PETALING JAYA: The Industrial Court’s move to implement e-Mention and e-Hearing is a step in the right direction as it helps clear backlogs and expedite disposal of cases, according to the court president and a lawyer.

The Industrial Court of Malaysia (ICM) president Datuk Rasidah Chik said e-Hearing and e-Mention were implemented to ensure speedy disposal of cases amid movement control restrictions in the wake of Covid-19 pandemic.

Rasidah said the number of cases was anticipated to continue increasing until next year as more and more people were likely to lose their jobs.

“ICM is committed in facing the challenges due to the pandemic by embracing new norms in its work culture,” she said in a statement.

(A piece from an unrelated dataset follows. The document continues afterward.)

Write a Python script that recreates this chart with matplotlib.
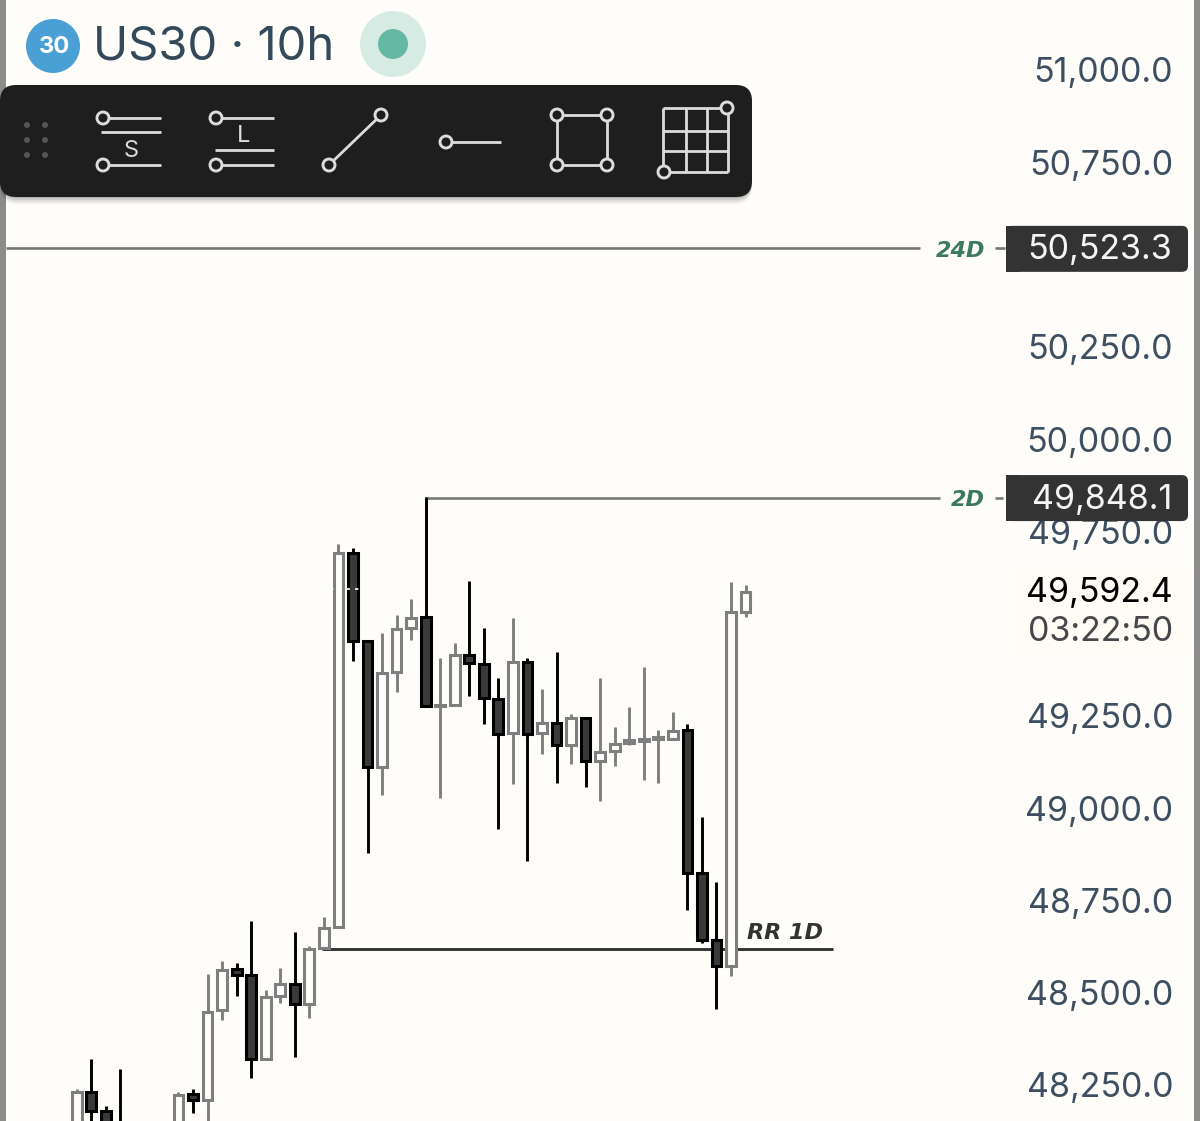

Among the initiatives include the implementation of e-Mention and e-Hearing.

Rasidah said when the movement control order was first imposed in March, cases fixed for hearing had to be deferred for almost three months.

Lawyer Datuk Thavalingam Thavarajah said his firm was the first to participate in the Industrial Court’s first virtual trial in July, involving unfair dismissal claim against an oil and gas company.

“It was a success, as witnesses from Kota Kinabalu, Labuan and London were able to provide their testimonies from remote locations.

“The e-Hearing proceedings were recorded and conducted for the trial, which was heard over the course of 10 trial dates,” he said when contacted.

Via e-Hearing, cases were being heard faster without undue delay, he noted.

“In conventional settings, hearings could to be delayed at times when witnesses are unable to be physically present in court.

“But via e-Hearing, we can address such delays, as litigants can stay in the comfort of their homes while giving testimonies to the industrial court,” he said.

Movement restrictions in the wake of Covid-19 pandemic and closed international borders were no longer an issue, as hearings could proceed as long as there were no connectivity issues.

“Proceedings can continue no matter where the litigants are,” he said.

However, proceedings via e-Hearing were only possible if all parties involved agreed to it, said Thavalingam.

“We can only proceed if both the lawyers and clients agreed,” he said.

Among the minor setbacks include time difference for witnesses who were staying abroad, and longer downloading time for large documents.

“And some witnesses may not have the facilities at home to proceed with e-Hearing,” he said.